### [Entries with chart source code]
.....

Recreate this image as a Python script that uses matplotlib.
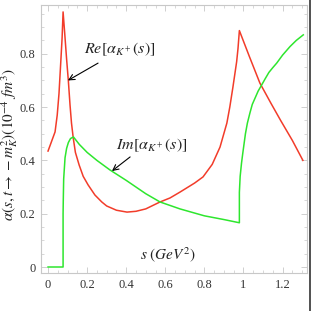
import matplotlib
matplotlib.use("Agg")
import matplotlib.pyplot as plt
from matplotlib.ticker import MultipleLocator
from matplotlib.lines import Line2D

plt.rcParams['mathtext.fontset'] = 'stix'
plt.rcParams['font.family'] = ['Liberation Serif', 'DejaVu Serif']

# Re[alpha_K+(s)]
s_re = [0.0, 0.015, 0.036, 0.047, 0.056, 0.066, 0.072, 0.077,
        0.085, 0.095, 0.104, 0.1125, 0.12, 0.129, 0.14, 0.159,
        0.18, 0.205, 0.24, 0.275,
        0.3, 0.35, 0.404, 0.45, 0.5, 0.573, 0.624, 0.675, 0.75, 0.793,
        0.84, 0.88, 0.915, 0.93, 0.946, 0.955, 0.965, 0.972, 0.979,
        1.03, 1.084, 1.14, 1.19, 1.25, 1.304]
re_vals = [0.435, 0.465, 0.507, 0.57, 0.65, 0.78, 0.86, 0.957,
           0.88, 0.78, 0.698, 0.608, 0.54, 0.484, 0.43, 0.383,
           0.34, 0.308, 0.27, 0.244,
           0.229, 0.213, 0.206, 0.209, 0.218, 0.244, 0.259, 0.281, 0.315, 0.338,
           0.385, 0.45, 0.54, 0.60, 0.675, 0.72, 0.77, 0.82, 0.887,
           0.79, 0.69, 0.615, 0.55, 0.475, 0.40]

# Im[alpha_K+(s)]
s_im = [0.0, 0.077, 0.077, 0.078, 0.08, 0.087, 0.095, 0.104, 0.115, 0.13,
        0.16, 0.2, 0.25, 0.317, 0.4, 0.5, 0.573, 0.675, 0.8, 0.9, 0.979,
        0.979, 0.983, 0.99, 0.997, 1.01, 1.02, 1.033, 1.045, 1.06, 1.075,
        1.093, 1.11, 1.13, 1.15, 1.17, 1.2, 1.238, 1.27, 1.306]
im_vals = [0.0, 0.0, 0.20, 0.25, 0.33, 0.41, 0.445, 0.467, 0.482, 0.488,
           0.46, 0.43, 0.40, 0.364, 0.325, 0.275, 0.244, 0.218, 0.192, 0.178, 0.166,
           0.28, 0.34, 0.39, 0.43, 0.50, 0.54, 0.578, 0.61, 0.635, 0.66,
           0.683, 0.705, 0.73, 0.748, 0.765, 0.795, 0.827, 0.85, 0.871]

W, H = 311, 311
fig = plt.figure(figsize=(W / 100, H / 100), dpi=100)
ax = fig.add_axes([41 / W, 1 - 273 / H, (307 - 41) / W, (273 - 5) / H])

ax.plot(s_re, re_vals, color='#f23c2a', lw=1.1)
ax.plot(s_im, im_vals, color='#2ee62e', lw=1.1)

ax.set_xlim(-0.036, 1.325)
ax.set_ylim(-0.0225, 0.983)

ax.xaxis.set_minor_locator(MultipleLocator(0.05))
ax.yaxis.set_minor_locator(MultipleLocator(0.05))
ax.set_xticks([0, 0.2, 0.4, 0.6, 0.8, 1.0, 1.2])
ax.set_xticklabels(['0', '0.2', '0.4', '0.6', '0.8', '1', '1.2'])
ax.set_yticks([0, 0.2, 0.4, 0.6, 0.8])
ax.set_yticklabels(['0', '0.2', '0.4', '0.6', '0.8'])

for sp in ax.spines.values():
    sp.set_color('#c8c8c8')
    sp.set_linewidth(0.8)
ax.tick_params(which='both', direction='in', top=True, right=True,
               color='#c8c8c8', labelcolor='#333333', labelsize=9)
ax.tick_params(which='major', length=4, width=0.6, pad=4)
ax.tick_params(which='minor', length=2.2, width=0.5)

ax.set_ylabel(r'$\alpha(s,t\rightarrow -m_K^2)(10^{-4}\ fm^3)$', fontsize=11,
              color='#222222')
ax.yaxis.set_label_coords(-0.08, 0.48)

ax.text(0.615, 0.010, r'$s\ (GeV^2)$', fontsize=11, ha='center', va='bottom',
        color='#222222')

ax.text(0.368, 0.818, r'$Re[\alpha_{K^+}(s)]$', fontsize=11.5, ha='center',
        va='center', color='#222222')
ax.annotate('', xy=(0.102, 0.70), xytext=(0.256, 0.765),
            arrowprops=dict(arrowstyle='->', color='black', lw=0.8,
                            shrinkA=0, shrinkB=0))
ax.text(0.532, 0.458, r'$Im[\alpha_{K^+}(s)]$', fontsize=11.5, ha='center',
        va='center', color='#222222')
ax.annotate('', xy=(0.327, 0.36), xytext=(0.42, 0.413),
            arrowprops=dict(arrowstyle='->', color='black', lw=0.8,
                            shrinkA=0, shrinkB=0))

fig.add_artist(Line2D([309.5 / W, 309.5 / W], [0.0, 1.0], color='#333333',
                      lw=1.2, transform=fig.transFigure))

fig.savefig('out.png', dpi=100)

.....

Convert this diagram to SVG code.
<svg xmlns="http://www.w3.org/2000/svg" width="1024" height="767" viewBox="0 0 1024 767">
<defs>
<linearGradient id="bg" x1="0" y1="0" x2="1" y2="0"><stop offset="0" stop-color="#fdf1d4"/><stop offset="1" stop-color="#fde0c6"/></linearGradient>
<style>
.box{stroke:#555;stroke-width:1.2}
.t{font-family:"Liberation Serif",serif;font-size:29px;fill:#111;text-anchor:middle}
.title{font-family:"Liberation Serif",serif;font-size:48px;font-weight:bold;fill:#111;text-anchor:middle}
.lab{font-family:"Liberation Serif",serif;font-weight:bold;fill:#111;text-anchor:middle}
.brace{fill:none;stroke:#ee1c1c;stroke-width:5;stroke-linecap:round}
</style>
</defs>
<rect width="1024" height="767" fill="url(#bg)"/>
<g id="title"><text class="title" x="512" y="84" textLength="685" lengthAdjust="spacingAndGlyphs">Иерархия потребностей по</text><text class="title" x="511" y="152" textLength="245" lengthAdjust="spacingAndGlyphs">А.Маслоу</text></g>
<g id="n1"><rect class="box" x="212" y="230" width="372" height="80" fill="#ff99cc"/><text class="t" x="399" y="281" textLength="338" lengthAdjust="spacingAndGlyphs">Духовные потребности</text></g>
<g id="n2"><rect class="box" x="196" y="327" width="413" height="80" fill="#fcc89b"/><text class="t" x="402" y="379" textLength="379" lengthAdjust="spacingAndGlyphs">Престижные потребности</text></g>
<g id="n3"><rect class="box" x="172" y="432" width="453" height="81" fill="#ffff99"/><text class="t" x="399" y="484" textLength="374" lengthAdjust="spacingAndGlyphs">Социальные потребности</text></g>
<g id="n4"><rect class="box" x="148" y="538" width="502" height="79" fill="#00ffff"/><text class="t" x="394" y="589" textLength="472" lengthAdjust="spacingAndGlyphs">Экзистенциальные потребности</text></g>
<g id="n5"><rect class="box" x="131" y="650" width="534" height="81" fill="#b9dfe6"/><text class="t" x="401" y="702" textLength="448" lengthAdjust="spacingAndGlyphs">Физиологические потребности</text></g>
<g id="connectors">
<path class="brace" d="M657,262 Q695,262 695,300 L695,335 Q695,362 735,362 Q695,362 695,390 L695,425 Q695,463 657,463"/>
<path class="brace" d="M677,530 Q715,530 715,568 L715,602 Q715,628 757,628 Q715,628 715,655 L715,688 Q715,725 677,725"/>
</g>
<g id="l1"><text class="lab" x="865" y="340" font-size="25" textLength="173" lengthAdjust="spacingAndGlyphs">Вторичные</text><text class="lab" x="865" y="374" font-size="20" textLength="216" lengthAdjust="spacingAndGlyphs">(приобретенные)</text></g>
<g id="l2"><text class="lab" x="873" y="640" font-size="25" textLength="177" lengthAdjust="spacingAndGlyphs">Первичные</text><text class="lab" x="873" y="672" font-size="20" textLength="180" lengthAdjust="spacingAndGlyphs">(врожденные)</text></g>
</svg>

.....

### [What the exercise asks]
Copy all lines from the material that include "matplotlib".

### [Output for this task]
Recreate this image as a Python script that uses matplotlib.
import matplotlib
matplotlib.use("Agg")
import matplotlib.pyplot as plt
from matplotlib.ticker import MultipleLocator
from matplotlib.lines import Line2D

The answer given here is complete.